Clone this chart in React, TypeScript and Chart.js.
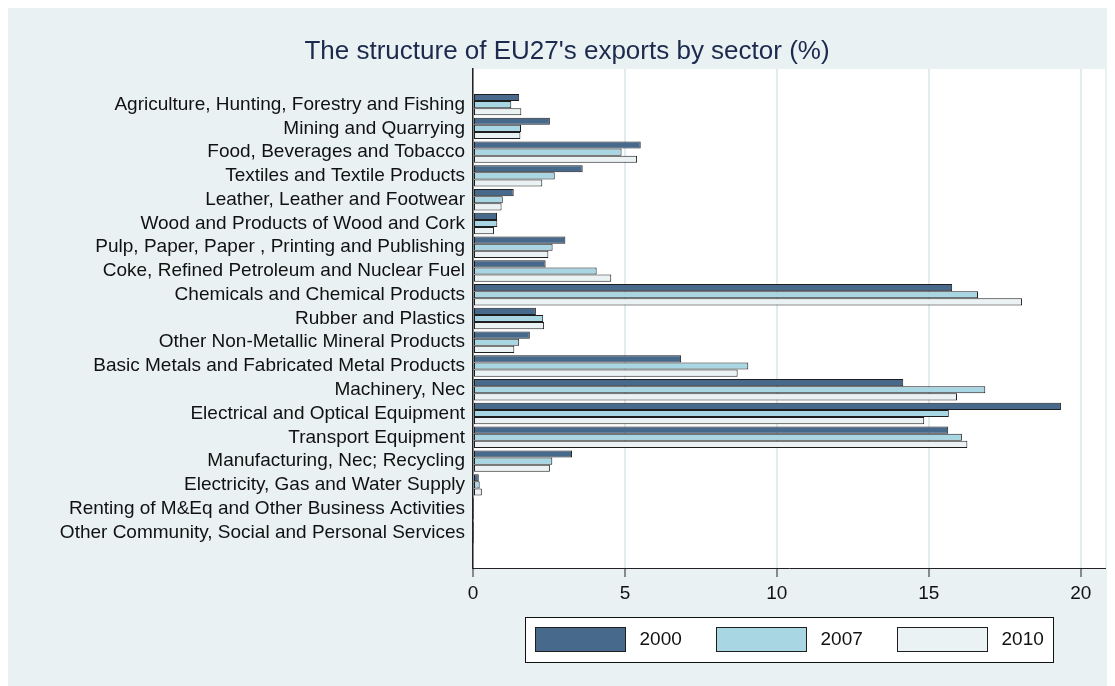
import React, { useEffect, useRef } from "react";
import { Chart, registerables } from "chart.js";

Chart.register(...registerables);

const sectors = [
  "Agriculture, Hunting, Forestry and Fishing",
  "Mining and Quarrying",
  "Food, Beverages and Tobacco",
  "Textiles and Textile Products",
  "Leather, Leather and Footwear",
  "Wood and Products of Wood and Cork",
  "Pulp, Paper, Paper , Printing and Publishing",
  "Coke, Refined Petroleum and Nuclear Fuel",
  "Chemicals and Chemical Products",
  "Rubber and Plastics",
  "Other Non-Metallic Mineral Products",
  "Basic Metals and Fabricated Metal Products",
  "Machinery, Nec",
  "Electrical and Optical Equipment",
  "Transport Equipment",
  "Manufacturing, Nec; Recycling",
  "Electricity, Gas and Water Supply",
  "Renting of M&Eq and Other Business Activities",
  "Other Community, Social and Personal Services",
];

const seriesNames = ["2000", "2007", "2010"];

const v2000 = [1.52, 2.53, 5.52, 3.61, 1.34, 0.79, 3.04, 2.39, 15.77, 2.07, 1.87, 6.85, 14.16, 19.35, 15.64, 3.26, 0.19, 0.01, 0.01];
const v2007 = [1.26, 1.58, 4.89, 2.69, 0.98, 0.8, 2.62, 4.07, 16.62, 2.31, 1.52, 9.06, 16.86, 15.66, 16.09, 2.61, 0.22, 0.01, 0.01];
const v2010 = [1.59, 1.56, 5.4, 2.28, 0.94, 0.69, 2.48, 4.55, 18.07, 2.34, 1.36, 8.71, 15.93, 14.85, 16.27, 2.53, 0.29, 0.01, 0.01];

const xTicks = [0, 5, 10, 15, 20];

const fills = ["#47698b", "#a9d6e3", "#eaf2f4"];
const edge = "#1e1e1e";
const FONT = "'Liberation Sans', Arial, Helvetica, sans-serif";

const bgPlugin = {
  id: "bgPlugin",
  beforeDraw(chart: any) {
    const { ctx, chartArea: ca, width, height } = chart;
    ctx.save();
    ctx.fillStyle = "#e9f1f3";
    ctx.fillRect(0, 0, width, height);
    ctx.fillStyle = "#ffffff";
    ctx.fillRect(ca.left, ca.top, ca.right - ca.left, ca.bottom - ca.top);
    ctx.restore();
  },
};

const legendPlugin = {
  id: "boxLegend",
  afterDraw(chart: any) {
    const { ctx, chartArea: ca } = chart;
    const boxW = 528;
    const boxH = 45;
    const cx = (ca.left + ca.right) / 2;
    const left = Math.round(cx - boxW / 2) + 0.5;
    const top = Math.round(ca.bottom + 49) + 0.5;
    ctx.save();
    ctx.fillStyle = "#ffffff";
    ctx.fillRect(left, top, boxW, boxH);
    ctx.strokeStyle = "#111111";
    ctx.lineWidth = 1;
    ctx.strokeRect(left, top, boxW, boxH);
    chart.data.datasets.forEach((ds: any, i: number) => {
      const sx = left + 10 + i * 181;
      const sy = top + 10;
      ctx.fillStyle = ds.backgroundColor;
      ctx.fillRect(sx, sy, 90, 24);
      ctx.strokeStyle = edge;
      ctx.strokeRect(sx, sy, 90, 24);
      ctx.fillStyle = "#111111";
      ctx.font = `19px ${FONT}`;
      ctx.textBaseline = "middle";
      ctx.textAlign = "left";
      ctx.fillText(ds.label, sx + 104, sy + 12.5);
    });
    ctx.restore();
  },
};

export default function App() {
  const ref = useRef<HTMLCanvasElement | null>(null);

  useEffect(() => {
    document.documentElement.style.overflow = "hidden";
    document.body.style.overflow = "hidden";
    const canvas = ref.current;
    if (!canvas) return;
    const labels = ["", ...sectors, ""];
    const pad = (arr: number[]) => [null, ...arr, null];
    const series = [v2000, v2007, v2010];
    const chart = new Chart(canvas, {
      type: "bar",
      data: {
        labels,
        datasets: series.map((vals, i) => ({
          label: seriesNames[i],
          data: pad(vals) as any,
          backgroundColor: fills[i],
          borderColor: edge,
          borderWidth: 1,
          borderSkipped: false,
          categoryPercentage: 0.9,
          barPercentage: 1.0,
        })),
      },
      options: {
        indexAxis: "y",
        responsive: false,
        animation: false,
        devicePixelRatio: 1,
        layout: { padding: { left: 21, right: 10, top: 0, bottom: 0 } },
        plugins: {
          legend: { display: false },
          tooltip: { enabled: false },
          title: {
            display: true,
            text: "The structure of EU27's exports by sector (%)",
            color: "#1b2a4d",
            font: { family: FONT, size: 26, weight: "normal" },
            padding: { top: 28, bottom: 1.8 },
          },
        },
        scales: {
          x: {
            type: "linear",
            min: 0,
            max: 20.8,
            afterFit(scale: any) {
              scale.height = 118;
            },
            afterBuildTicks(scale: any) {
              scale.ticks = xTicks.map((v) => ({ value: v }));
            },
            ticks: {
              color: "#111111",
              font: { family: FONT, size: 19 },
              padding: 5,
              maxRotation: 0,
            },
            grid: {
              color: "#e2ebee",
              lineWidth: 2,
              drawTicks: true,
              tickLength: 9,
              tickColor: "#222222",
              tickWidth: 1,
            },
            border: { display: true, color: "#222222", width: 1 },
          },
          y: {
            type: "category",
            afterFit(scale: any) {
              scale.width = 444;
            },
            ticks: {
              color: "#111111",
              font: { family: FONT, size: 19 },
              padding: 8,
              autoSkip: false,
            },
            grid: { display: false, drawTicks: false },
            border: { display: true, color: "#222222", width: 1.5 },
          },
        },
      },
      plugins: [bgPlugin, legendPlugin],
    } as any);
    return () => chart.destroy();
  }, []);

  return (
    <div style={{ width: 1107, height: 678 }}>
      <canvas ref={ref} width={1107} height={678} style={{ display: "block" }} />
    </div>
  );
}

-=-=-

*DIRECTIVE*. From the opening line of the listing above through the line bearing "Chart.register(...registerables);", repeat each line exactly. Drop every picture.

*RESPONSE BELOW*.
Clone this chart in React, TypeScript and Chart.js.
import React, { useEffect, useRef } from "react";
import { Chart, registerables } from "chart.js";

Chart.register(...registerables);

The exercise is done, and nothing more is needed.